Time has come to do what too many have for too long lacked the courage to do – tear it down and start again.

The Negotiator

Radical change from the White paper is aiming to make sure the right land, is available to the right people, for the right development.

We realised it might be useful not only to highlight the issues with the current planning system but also the supposed changes for the future of planning.

What’s wrong with the current Planning System?

  • The ‘long-term’ strategy relating to housing need assessments and viability does not prover the robust qualities needed to tackle the current housing crisis.
  • The lack of innovation and development in technology throughout the planning process causes delays.
  • The average preparation time is 7 years to adopt a Local Plan. By June 2020 only 50% of Local Authorities achieved this. As a result policies are often out of date as soon as they are published.
  • Planning decisions tend to be on a case-by-case, discretionary basis rather than following a consistent criteria. This leads to increased planning risk and costs of development
  • The current system is far to complex which adds large elements of risk and uncertainty, particularly for smaller developers.
  • The contributions for affordable housing and infrastructure can often be lengthy and complex negotiations. This causes further delays and can result in affordable housing still being under supplied.

The bottom line is that the above has led to an insufficient supply of new homes being built in area that has the highest need. There is also an unnecessarily high level of risk to development which we are excited to soon be leaving in the past.
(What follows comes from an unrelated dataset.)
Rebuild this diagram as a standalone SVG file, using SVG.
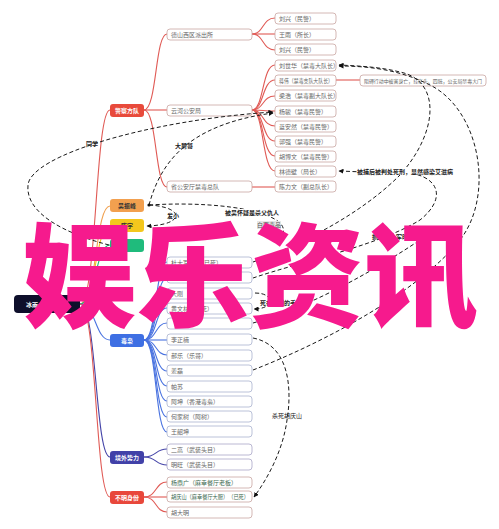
<svg xmlns="http://www.w3.org/2000/svg" width="499" height="529" viewBox="0 0 499 529">
<defs>
<marker id="arr" viewBox="0 0 10 10" refX="9" refY="5" markerWidth="5" markerHeight="5" orient="auto"><path d="M0,0 L10,5 L0,10 z" fill="#111"/></marker>
<marker id="dot" viewBox="0 0 10 10" refX="5" refY="5" markerWidth="4" markerHeight="4"><circle cx="5" cy="5" r="4" fill="#111"/></marker>
</defs>
<style>
.n rect{fill:#fff;stroke:#c9a6a2;stroke-width:0.8}
.n text{font-family:"Noto Sans CJK SC","Liberation Sans",sans-serif;font-size:6px;fill:#666}
.b rect{fill:#fff;stroke:#aab3cf;stroke-width:0.8}
.p rect{fill:#fff;stroke:#a9a6c8;stroke-width:0.8}
.g text{fill:#3e6b52}
.l1 text{font-family:"Noto Sans CJK SC","Liberation Sans",sans-serif;font-size:6px;font-weight:bold;fill:#fff}
.dk text{fill:#333}
.ln path{fill:none;stroke-width:1.1}
.red{stroke:#e05a55}
.blue{stroke:#4a73e0}
.ind{stroke:#4444a8}
.rel path{fill:none;stroke:#1a1a1a;stroke-width:1;stroke-dasharray:4 2.5}
.lb{font-family:"Noto Sans CJK SC","Liberation Sans",sans-serif;font-size:6px;fill:#222;font-weight:bold}
</style>
<rect width="499" height="529" fill="#fff"/>
<g id="connectors" class="ln">
<path class="red" d="M80,304 C97,304 95,110 110,110"/>
<path d="M80,304 C97,304 95,206 110,206" stroke="#f0a04f"/>
<path d="M80,304 C96,304 95,226 110,226" stroke="#f0c51e"/>
<path d="M80,304 C96,304 95,245 110,245" stroke="#20b87a"/>
<path class="blue" d="M80,304 C96,304 95,340 110,340"/>
<path class="ind" d="M80,304 C97,304 95,457 110,457"/>
<path class="red" d="M80,304 C97,304 95,497 110,497"/>
<path class="red" d="M144,110 C157,110 155,34 167,34"/>
<path class="red" d="M144,110 L167,110"/>
<path class="red" d="M144,110 C157,110 155,187 167,187"/>
<path class="red" d="M252,34 C264,34 262,18 275,18"/>
<path class="red" d="M252,34 L275,34"/>
<path class="red" d="M252,34 C264,34 262,50 275,50"/>
<path class="red" d="M252,110 C264,110 262,65 275,65"/>
<path class="red" d="M252,110 C264,110 262,80 275,80"/>
<path class="red" d="M252,110 C264,110 262,96 275,96"/>
<path class="red" d="M252,110 C264,110 262,111 275,111"/>
<path class="red" d="M252,110 C264,110 262,126 275,126"/>
<path class="red" d="M252,110 C264,110 262,141 275,141"/>
<path class="red" d="M252,110 C264,110 262,156 275,156"/>
<path class="red" d="M252,110 C264,110 262,171 275,171"/>
<path class="red" d="M252,187 L275,187"/>
<path class="red" d="M336,80 L360,80"/>
<path class="blue" d="M144,340 C157,340 155,262 167,262"/>
<path class="blue" d="M144,340 C157,340 155,278 167,278"/>
<path class="blue" d="M144,340 C157,340 155,293 167,293"/>
<path class="blue" d="M144,340 C157,340 155,308 167,308"/>
<path class="blue" d="M144,340 C157,340 155,323 167,323"/>
<path class="blue" d="M144,340 L167,340"/>
<path class="blue" d="M144,340 C157,340 155,355 167,355"/>
<path class="blue" d="M144,340 C157,340 155,371 167,371"/>
<path class="blue" d="M144,340 C157,340 155,386 167,386"/>
<path class="blue" d="M144,340 C157,340 155,401 167,401"/>
<path class="blue" d="M144,340 C157,340 155,417 167,417"/>
<path class="blue" d="M144,340 C157,340 155,432 167,432"/>
<path class="ind" d="M144,457 C157,457 155,449 167,449"/>
<path class="ind" d="M144,457 C157,457 155,465 167,465"/>
<path class="red" d="M144,497 C157,497 155,482 167,482"/>
<path class="red" d="M144,497 L167,497"/>
<path class="red" d="M144,497 C157,497 155,512 167,512"/>
</g>
<g id="root" class="l1"><rect x="14" y="295" width="66" height="18" rx="4" fill="#0e0f2b"/><text x="26" y="306.5">冰雨火</text></g>
<g id="n-police" class="l1"><rect x="110" y="104" width="34" height="13" rx="3" fill="#e84a3b"/><text x="127" y="112.5" text-anchor="middle">警察方队</text></g>
<g id="n-wu" class="l1 dk"><rect x="110" y="199" width="34" height="13" rx="3" fill="#f2a04f"/><text x="127" y="207.5" text-anchor="middle">吴振峰</text></g>
<g id="n-chen" class="l1 dk"><rect x="110" y="219" width="34" height="13" rx="3" fill="#f3c71d"/><text x="127" y="227.5" text-anchor="middle">陈宇</text></g>
<g id="n-green" class="l1"><rect x="110" y="239" width="34" height="13" rx="3" fill="#1fbb7c"/></g>
<g id="n-drug" class="l1"><rect x="110" y="334" width="34" height="13" rx="3" fill="#3e6fe3"/><text x="127" y="342.5" text-anchor="middle">毒枭</text></g>
<g id="n-foreign" class="l1"><rect x="110" y="451" width="34" height="13" rx="3" fill="#4141a8"/><text x="127" y="459.5" text-anchor="middle">境外势力</text></g>
<g id="n-unknown" class="l1"><rect x="110" y="491" width="34" height="13" rx="3" fill="#e8473b"/><text x="127" y="499.5" text-anchor="middle">不明身份</text></g>
<g id="n-ds" class="n"><rect x="167" y="29" width="85" height="11" rx="3"/><text x="171" y="36.5">德山西区派出所</text></g>
<g id="n-yh" class="n"><rect x="167" y="105" width="85" height="11" rx="3"/><text x="171" y="112.5">云河公安局</text></g>
<g id="n-st" class="n"><rect x="167" y="181" width="85" height="11" rx="3"/><text x="171" y="188.5">省公安厅禁毒总队</text></g>
<g id="n-lx1" class="n"><rect x="275" y="13" width="61" height="11" rx="3"/><text x="279" y="20.5">刘兴（民警）</text></g>
<g id="n-wy" class="n"><rect x="275" y="29" width="61" height="11" rx="3"/><text x="279" y="36.5">王雨（所长）</text></g>
<g id="n-lx2" class="n"><rect x="275" y="44" width="61" height="11" rx="3"/><text x="279" y="51.5">刘兴（民警）</text></g>
<g id="n-lsh" class="n"><rect x="275" y="60" width="61" height="11" rx="3"/><text x="279" y="67.5">刘世华（禁毒大队长）</text></g>
<g id="n-jw" class="n"><rect x="275" y="75" width="61" height="11" rx="3"/><text x="279" y="82.5" textLength="54" lengthAdjust="spacingAndGlyphs">蒋伟（禁毒支队大队长）</text></g>
<g id="n-lh" class="n"><rect x="275" y="90" width="61" height="11" rx="3"/><text x="279" y="97.5">梁浩（禁毒副大队长）</text></g>
<g id="n-yj" class="n"><rect x="275" y="106" width="61" height="11" rx="3"/><text x="279" y="113.5">杨骏（禁毒民警）</text></g>
<g id="n-la" class="n"><rect x="275" y="121" width="61" height="11" rx="3"/><text x="279" y="128.5">蓝安然（禁毒民警）</text></g>
<g id="n-gq" class="n"><rect x="275" y="136" width="61" height="11" rx="3"/><text x="279" y="143.5">郭强（禁毒民警）</text></g>
<g id="n-hbw" class="n"><rect x="275" y="151" width="61" height="11" rx="3"/><text x="279" y="158.5">胡博文（禁毒民警）</text></g>
<g id="n-ldb" class="n"><rect x="275" y="166" width="61" height="11" rx="3"/><text x="279" y="173.5">林德壁（局长）</text></g>
<g id="n-clw" class="n"><rect x="275" y="181" width="61" height="11" rx="3"/><text x="279" y="188.5">陈力文（副总队长）</text></g>
<g id="n-jw2" class="n"><rect x="360" y="75" width="126" height="11" rx="3"/><text x="364" y="82.5" textLength="118" lengthAdjust="spacingAndGlyphs" style="font-size:5px">阻碍行动中被害身亡，挂在头、四肢，公安局禁毒大门</text></g>
<g id="n-ddj" class="n b"><rect x="167" y="257" width="85" height="11" rx="3"/><text x="171" y="264.5">杜大军　　（已死）</text></g>
<g id="n-b2" class="n b"><rect x="167" y="272" width="85" height="11" rx="3"/></g>
<g id="n-dg" class="n b"><rect x="167" y="288" width="85" height="11" rx="3"/><text x="171" y="295.5">大刚</text></g>
<g id="n-hwl" class="n b"><rect x="167" y="303" width="85" height="11" rx="3"/><text x="171" y="310.5">黄文林（已死）</text></g>
<g id="n-b5" class="n b"><rect x="167" y="318" width="85" height="11" rx="3"/></g>
<g id="n-lzn" class="n b"><rect x="167" y="334" width="85" height="11" rx="3"/><text x="171" y="341.5">李正楠</text></g>
<g id="n-hl" class="n b"><rect x="167" y="350" width="85" height="11" rx="3"/><text x="171" y="357.5">郝乐（乐哥）</text></g>
<g id="n-jl" class="n b"><rect x="167" y="365" width="85" height="11" rx="3"/><text x="171" y="372.5">姜磊</text></g>
<g id="n-ps" class="n b"><rect x="167" y="381" width="85" height="11" rx="3"/><text x="171" y="388.5">帕苏</text></g>
<g id="n-ak" class="n b"><rect x="167" y="396" width="85" height="11" rx="3"/><text x="171" y="403.5">阿坤（香港毒枭）</text></g>
<g id="n-hjs" class="n b"><rect x="167" y="411" width="85" height="11" rx="3"/><text x="171" y="418.5">何家树（阿树）</text></g>
<g id="n-wsk" class="n b"><rect x="167" y="426" width="85" height="11" rx="3"/><text x="171" y="433.5">王韶坤</text></g>
<g id="n-eg" class="n p"><rect x="167" y="444" width="85" height="11" rx="3"/><text x="171" y="451.5">二高（武装头目）</text></g>
<g id="n-mw" class="n p"><rect x="167" y="459" width="85" height="11" rx="3"/><text x="171" y="466.5">明旺（武装头目）</text></g>
<g id="n-ydg" class="n g"><rect x="167" y="477" width="85" height="11" rx="3"/><text x="171" y="484.5">杨鼎广（麻幸餐厅老板）</text></g>
<g id="n-hqs" class="n g"><rect x="167" y="491" width="85" height="11" rx="3"/><text x="171" y="498.5" textLength="78" lengthAdjust="spacingAndGlyphs">胡庆山（麻幸餐厅大厨）　（已死）</text></g>
<g id="n-hdm" class="n"><rect x="167" y="507" width="85" height="11" rx="3"/><text x="171" y="514.5">胡大明</text></g>
<g id="relations" class="rel">
<path d="M109,245 C70,235 25,215 28,185 C31,155 150,120 273,112" marker-end="url(#arr)"/>
<path d="M149,205 C160,165 185,125 273,113" marker-end="url(#arr)"/>
<path d="M149,205 C185,207 185,225 147,226" marker-start="url(#dot)" marker-end="url(#arr)"/>
<path d="M149,205 C230,200 300,215 280,238"/>
<path d="M253,262 C300,245 360,215 400,175 C440,130 440,80 400,72 C380,67 360,66 339,65" marker-end="url(#arr)"/>
<path d="M253,370 C330,340 420,290 460,240 C495,195 480,110 430,85 C400,70 370,66 339,66" marker-end="url(#arr)"/>
<path d="M253,278 C300,262 380,245 420,220 C445,200 440,180 415,174 L339,171" marker-end="url(#arr)"/>
<path d="M255,293 C275,293 275,309 254,309" marker-end="url(#arr)"/>
<path d="M253,338 C290,345 292,390 287,420 C283,450 268,478 254,497" marker-end="url(#arr)"/>
<path d="M253,323 C300,310 360,280 420,240"/>
</g>
<g id="labels">
<text class="lb" x="92" y="146" text-anchor="middle">同学</text>
<text class="lb" x="184" y="148" text-anchor="middle">大舅哥</text>
<text class="lb" x="173" y="218" text-anchor="middle">发小</text>
<rect x="218" y="209" width="68" height="8" fill="#fff"/>
<text class="lb" x="252" y="215" text-anchor="middle">被吴怀疑是杀父仇人</text>
<rect x="257" y="221" width="24" height="8" fill="#e6e6e6"/>
<text class="lb" x="269" y="227" text-anchor="middle" style="font-weight:normal;fill:#555">白面毒品</text>
<rect x="358" y="167" width="95" height="8" fill="#fff"/>
<text class="lb" x="405" y="173.5" text-anchor="middle">被捕后被判处死刑，显然感染艾滋病</text>
<text class="lb" x="390" y="239" text-anchor="middle">抓捕杜大军时</text>
<text class="lb" x="278" y="305" text-anchor="middle">死在大刚的手</text>
<text class="lb" x="287" y="418" text-anchor="middle" style="font-weight:normal">杀死胡庆山</text>
</g>
<text x="22" y="318" font-family="Noto Sans CJK SC, sans-serif" font-size="114" font-weight="900" fill="#f61a8d">娱乐资讯</text>
</svg>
What does the new Planning Bill propose?

  • A much needed improvement to the technology and innovation in the planning system with the aim of improving the speed of decision making.
  • Standard method introduced for establishing housing requirement figures.
  • Local Plan currently operates a test of soundness, this is allegedly going to be replaced with a single statutory test of ‘sustainable development’.
  • The introduction of Zoning for Local Plans to categorise growth areas, renewal areas and protected areas. Most notably of these areas, the Growth zoned areas. These areas are to be automatically granted outlined planning permission for the principle of development
  • A statutory timetable introduced for key stages of the planning process, to hopefully give all parties a structure to follow and work to.
  • Section 106 agreements no longer used and the Community Infrastructure Levy (CIL) being altered.
  • Local Plans implemented within a reduced timescale of 30 months by Local Authorities which should prevent plans being published that are immediately out of date.

The proposals for change are exhaustive, however we’ve hopefully outlined for you some of the key elements that you may need to be aware of in the future.